C is a constant of integration.

We take the inverse logarithm of both sides:

\[|v|=e^{-\frac{k}{m}t+C}=e^{-\frac{k}{m}t}\cdot e^{C}\]

The speed is positive thus we do not need to write the symbol of the absolute value. We will denote the constant

*e*^{C}by*K*.\[v=K e^{-\frac{k}{m}t }\ \]

We find the value of the constant

*K*from the initial conditions. At the time*t*= 0 s the speed was equal to*v*_{0}. Thus:\[v_0=K e^{-\frac{k}{m}\cdot 0}\ \]

and hence:

\[v_0=K\]

Finally, we get the speed as a function of time:

\[v(t)=v_0\cdot e^{-\frac{k}{m}t}\ \tag{7}\]

We know the dependence of the speed on time.

**We obtain the dependence of the position on time by integration:**\[x(t)=\int{v(t)}\,dt\]

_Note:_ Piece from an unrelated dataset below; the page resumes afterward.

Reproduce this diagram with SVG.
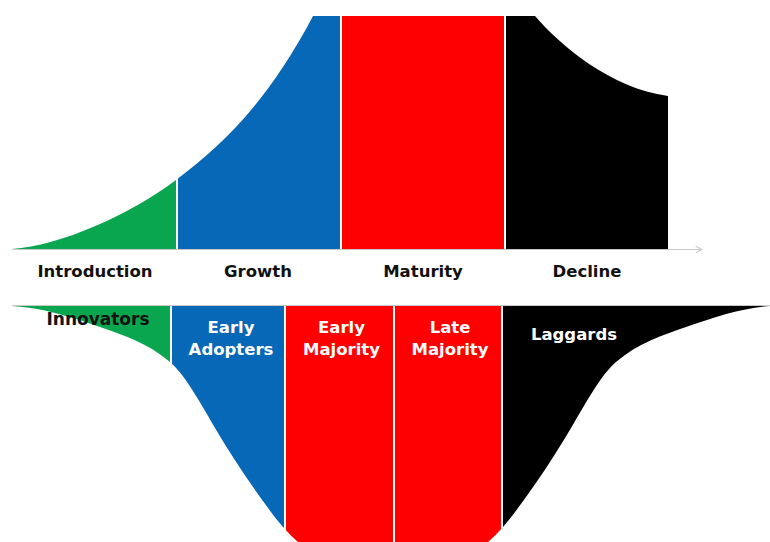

\[x(t)=\int{v_0e^{-\frac{k}{m} t}}\,dt\]

\[x(t)=-\frac{mv_0}{k}e^{-\frac{k}{m} t}+C\]

The value of the constant

*C*can be found from the initial conditions. At the time*t*= 0 s the position of the car was equal to*x*(0) = 0 m.Thus:

\[0=-\frac{mv_0}{k}e^{-\frac{k}{m}\cdot 0}+C\]

\[C=\frac{mv_0}{k}\]

The dependence of the car’s position on time is:

\[x(t)=-\frac{mv_0}{k}e^{-\frac{k}{m}\cdot t}+\frac{mv_0}{k}\]

\[x(t)=\frac{mv_0}{k}(1-e^{-\frac{k}{m}t})\tag{8}\]

**The time at which the speed of the car is half its initial value:**We insert \(v(t)=\frac{v_0}{2}\) to the expression (7):

\[\frac{v_0}{2}=v_0e^{-\frac{k}{m}t}\ \] \[\frac{1}{2}=e^{-\frac{k}{m}t}\ \]We take the inverse logarithm of both sides:

\[ln\frac{1}{2}=-\frac{k}{m}t\]

\[-\frac{m}{k}ln\frac{1}{2}=t\]

\[\frac{m}{k}ln2=t\tag{9}\]

We insert the numerical values into (9):

\[t=\frac{1000}{231}\cdot 0.693=\frac{693}{231}=3\,\textrm{s}\]

#### Complete answer

For the dependence of the speed on time it holds \[v(t)=v_0 e^{-\frac{k}{m}t}\] .

For the dependence of the position on time it holds \[x(t)=\frac{mv_0}{k}(1-e^{-\frac{k}{m}t})\] .

The speed of the car is half its original value in 3 s.